> _What is being asked_: Output the first line of the listing and each line after it, up to and including the line that contains "const tickValues = [0.0, 0.2, 0.4, 0.6, 0.8, 1.0];", exactly as written, minus the pictures.

╔══

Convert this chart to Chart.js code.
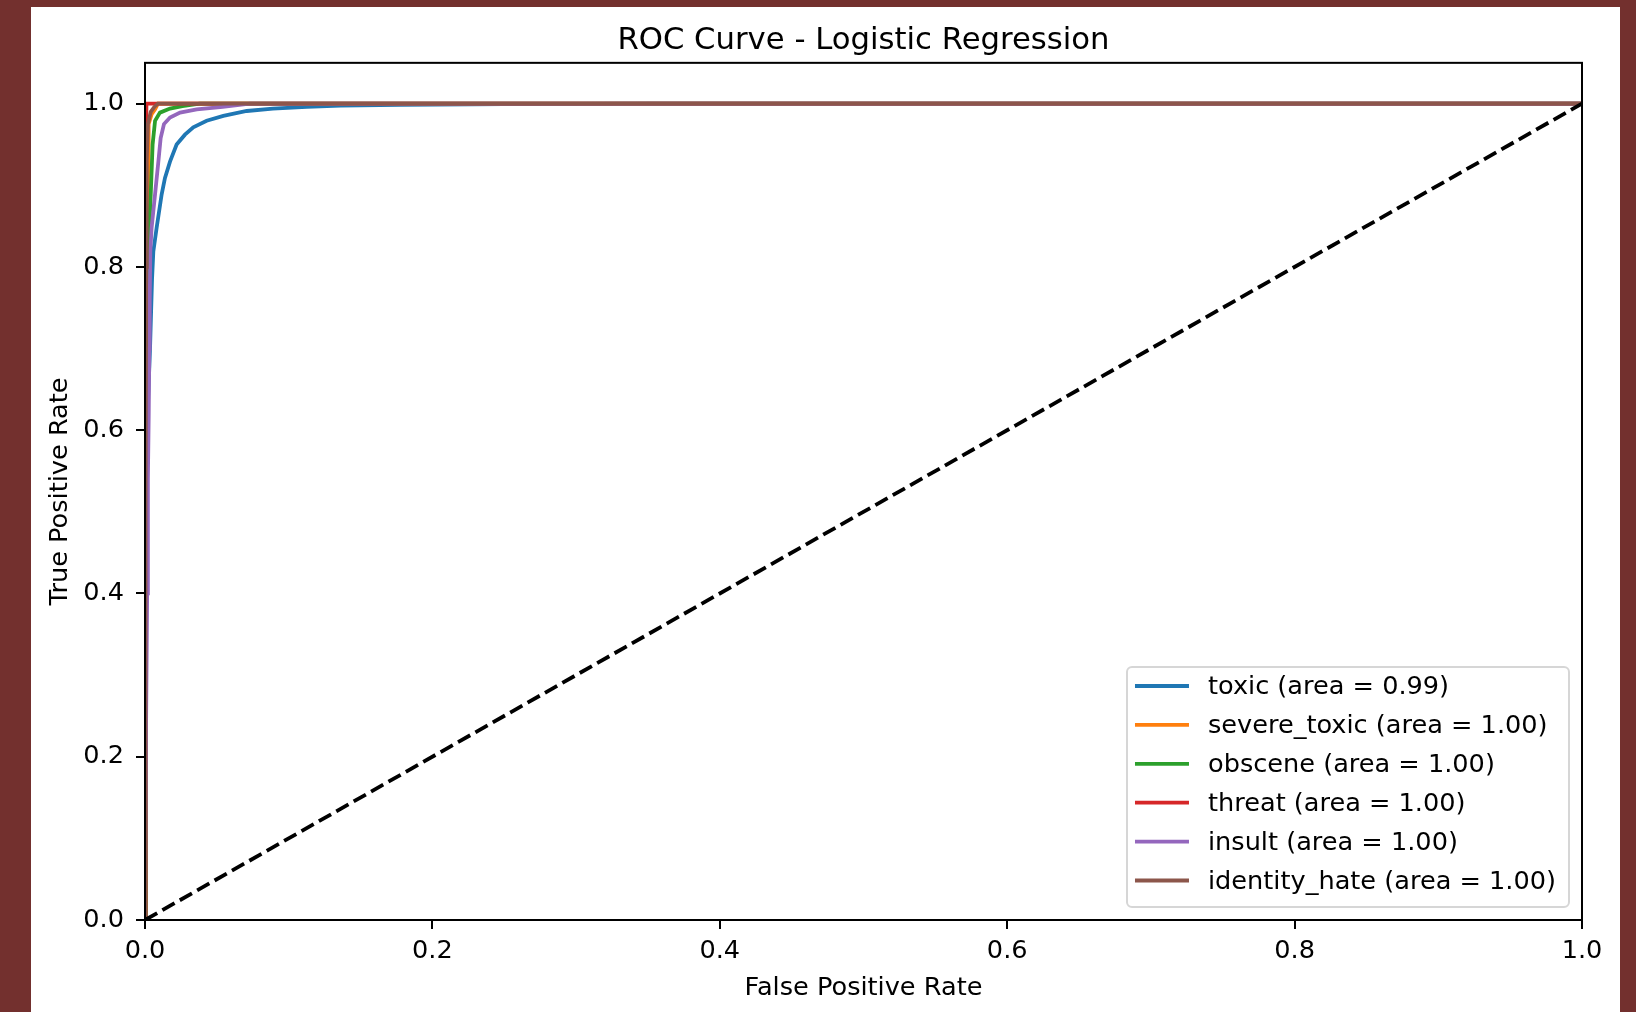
<!DOCTYPE html>
<html>
<head>
<meta charset="utf-8">
<title>ROC Curve - Logistic Regression</title>
<script src="https://cdn.jsdelivr.net/npm/chart.js@4"></script>
<style>
  html, body { margin: 0; padding: 0; background: #73302e; }
  body { width: 1636px; height: 1012px; position: relative; overflow: hidden; }
  #frame { position: absolute; left: 31px; top: 7px; width: 1589px; height: 1005px; background: #fff; }
</style>
</head>
<body>
<div id="frame"><canvas id="roc"></canvas></div>
<script>
// Labels, AUC scores and tab10 colours, one per class
const classNames = ['toxic', 'severe_toxic', 'obscene', 'threat', 'insult', 'identity_hate'];
const aucScores = [0.99, 1.00, 1.00, 1.00, 1.00, 1.00];
const seriesColors = ['#1f77b4', '#ff7f0e', '#2ca02c', '#d62728', '#9467bd', '#8c564b'];
const tickValues = [0.0, 0.2, 0.4, 0.6, 0.8, 1.0];

// ROC points (false positive rate / true positive rate) per class
const toxicFpr = [0.0, 0.0004, 0.0012, 0.0022, 0.0035, 0.0049, 0.0058, 0.0081, 0.0116, 0.0139, 0.0174, 0.022, 0.0278, 0.0336, 0.0429, 0.0545, 0.0708, 0.089, 0.1125, 0.136, 0.177, 0.25, 0.35, 1.0];
const toxicTpr = [0.0, 0.3, 0.52, 0.64, 0.70, 0.785, 0.819, 0.848, 0.889, 0.909, 0.929, 0.95, 0.962, 0.971, 0.979, 0.985, 0.991, 0.994, 0.996, 0.9975, 0.9985, 0.9995, 1.0, 1.0];

const severeFpr = [0.0, 0.0005, 0.001, 0.0016, 0.0023, 0.0025, 0.0046, 0.007, 0.009, 1.0];
const severeTpr = [0.0, 0.45, 0.7, 0.82, 0.9, 0.975, 0.987, 0.993, 1.0, 1.0];

const obsceneFpr = [0.0, 0.0005, 0.0012, 0.0018, 0.0023, 0.004, 0.0053, 0.007, 0.0104, 0.0174, 0.026, 0.038, 1.0];
const obsceneTpr = [0.0, 0.3, 0.6, 0.75, 0.819, 0.889, 0.95, 0.979, 0.989, 0.994, 0.997, 1.0, 1.0];

const threatFpr = [0.0, 0.0002, 0.0005, 0.001, 1.0];
const threatTpr = [0.0, 0.6, 0.9, 1.0, 1.0];

const insultFpr = [0.0, 0.0008, 0.0015, 0.002, 0.0026, 0.003, 0.0033, 0.0037, 0.0046, 0.007, 0.0093, 0.0109, 0.0132, 0.0174, 0.0244, 0.036, 0.054, 0.073, 1.0];
const insultTpr = [0.0, 0.25, 0.4, 0.54, 0.62, 0.70, 0.76, 0.819, 0.848, 0.889, 0.929, 0.958, 0.975, 0.983, 0.989, 0.993, 0.996, 1.0, 1.0];

const identityFpr = [0.0, 0.0004, 0.0008, 0.0012, 0.002, 0.004, 0.0065, 0.009, 1.0];
const identityTpr = [0.0, 0.5, 0.8, 0.93, 0.975, 0.99, 0.996, 1.0, 1.0];

// random classifier reference line
const chanceFpr = [0.0, 1.0];
const chanceTpr = [0.0, 1.0];

const curves = [
    [toxicFpr, toxicTpr],
    [severeFpr, severeTpr],
    [obsceneFpr, obsceneTpr],
    [threatFpr, threatTpr],
    [insultFpr, insultTpr],
    [identityFpr, identityTpr]
];

const toPoints = (xs, ys) => xs.map((x, i) => ({ x: x, y: ys[i] }));

const FONT = 'DejaVu Sans';
Chart.defaults.font.family = FONT;
Chart.defaults.color = '#000';

const datasets = classNames.map((name, i) => ({
    label: `${name} (area = ${aucScores[i].toFixed(2)})`,
    data: toPoints(curves[i][0], curves[i][1]),
    borderColor: seriesColors[i],
    borderWidth: 3.8,
    pointRadius: 0,
    showLine: true,
    fill: false,
    order: classNames.length - i   // later series drawn on top
}));

datasets.push({
    label: '',
    data: toPoints(chanceFpr, chanceTpr),
    borderColor: '#000',
    borderWidth: 3.8,
    borderDash: [14, 6],
    pointRadius: 0,
    showLine: true,
    fill: false,
    order: 0
});

// box around the plot area, drawn over the curves like matplotlib spines
const axesFrame = {
    id: 'axesFrame',
    afterDatasetsDraw(chart) {
        const { ctx, chartArea: a } = chart;
        ctx.save();
        ctx.strokeStyle = '#000';
        ctx.lineWidth = 2;
        ctx.strokeRect(a.left, a.top, a.right - a.left, a.bottom - a.top);
        ctx.restore();
    }
};

// framed legend in the lower right corner of the axes
const boxLegend = {
    id: 'boxLegend',
    afterDraw(chart) {
        const { ctx, chartArea: a } = chart;
        const items = chart.data.datasets.filter(d => d.label);
        const fontSize = 25.6;
        const rowGap = 38.9;
        ctx.save();
        ctx.font = `${fontSize}px "${FONT}"`;
        const textW = Math.max(...items.map(d => ctx.measureText(d.label).width));
        const w = 81 + textW + 13;
        const h = 240;
        const right = a.right - 13;
        const bottom = a.bottom - 13;
        const left = right - w;
        const top = bottom - h;

        ctx.beginPath();
        ctx.roundRect(left, top, w, h, 5);
        ctx.fillStyle = 'rgba(255, 255, 255, 0.8)';
        ctx.fill();
        ctx.strokeStyle = '#d6d6d6';
        ctx.lineWidth = 2;
        ctx.stroke();

        ctx.textBaseline = 'middle';
        ctx.textAlign = 'left';
        items.forEach((d, i) => {
            const y = top + 19 + i * rowGap;
            ctx.beginPath();
            ctx.moveTo(left + 8, y);
            ctx.lineTo(left + 62, y);
            ctx.strokeStyle = d.borderColor;
            ctx.lineWidth = 3.8;
            ctx.stroke();
            ctx.fillStyle = '#000';
            ctx.fillText(d.label, left + 81, y + 1.5);
        });
        ctx.restore();
    }
};

const axisTicks = scale => { scale.ticks = tickValues.map(v => ({ value: v })); };

const tickGrid = {
    display: true,
    drawOnChartArea: false,
    drawTicks: true,
    tickLength: 9,
    color: '#000',
    lineWidth: 2
};

new Chart(document.getElementById('roc'), {
    type: 'scatter',
    data: { datasets: datasets },
    plugins: [axesFrame, boxLegend],
    options: {
        responsive: true,
        maintainAspectRatio: false,
        animation: false,
        events: [],
        layout: { padding: { left: 0, top: 0, right: 38, bottom: 0 } },
        plugins: {
            legend: { display: false },
            tooltip: { enabled: false },
            title: {
                display: true,
                fullSize: false,   // centre over the plot area only
                text: 'ROC Curve - Logistic Regression',
                color: '#000',
                font: { size: 30.7, weight: 'normal' },
                padding: { top: 15.2, bottom: 3.8 }
            }
        },
        scales: {
            x: {
                type: 'linear',
                position: 'bottom',
                min: 0,
                max: 1,
                afterBuildTicks: axisTicks,
                afterFit: scale => { scale.height = 92; },
                ticks: {
                    font: { size: 25.6 },
                    padding: 7,
                    maxRotation: 0,
                    autoSkip: false,
                    callback: v => v.toFixed(1)
                },
                grid: tickGrid,
                border: { display: true, color: '#000', width: 2 },
                title: {
                    display: true,
                    text: 'False Positive Rate',
                    font: { size: 25.6 },
                    padding: { top: 0, bottom: 8.5 }
                }
            },
            y: {
                type: 'linear',
                position: 'left',
                min: 0,
                max: 1.05,
                afterBuildTicks: axisTicks,
                afterFit: scale => { scale.width = 114; },
                ticks: {
                    font: { size: 25.6 },
                    padding: 12,
                    autoSkip: false,
                    callback: v => v.toFixed(1)
                },
                grid: tickGrid,
                border: { display: true, color: '#000', width: 2 },
                title: {
                    display: true,
                    text: 'True Positive Rate',
                    font: { size: 25.6 },
                    padding: { top: 13.6, bottom: 0 }
                }
            }
        }
    }
});
</script>
</body>
</html>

╚══

> _Complete answer_:
Convert this chart to Chart.js code.
<!DOCTYPE html>
<html>
<head>
<meta charset="utf-8">
<title>ROC Curve - Logistic Regression</title>
<script src="https://cdn.jsdelivr.net/npm/chart.js@4"></script>
<style>
  html, body { margin: 0; padding: 0; background: #73302e; }
  body { width: 1636px; height: 1012px; position: relative; overflow: hidden; }
  #frame { position: absolute; left: 31px; top: 7px; width: 1589px; height: 1005px; background: #fff; }
</style>
</head>
<body>
<div id="frame"><canvas id="roc"></canvas></div>
<script>
// Labels, AUC scores and tab10 colours, one per class
const classNames = ['toxic', 'severe_toxic', 'obscene', 'threat', 'insult', 'identity_hate'];
const aucScores = [0.99, 1.00, 1.00, 1.00, 1.00, 1.00];
const seriesColors = ['#1f77b4', '#ff7f0e', '#2ca02c', '#d62728', '#9467bd', '#8c564b'];
const tickValues = [0.0, 0.2, 0.4, 0.6, 0.8, 1.0];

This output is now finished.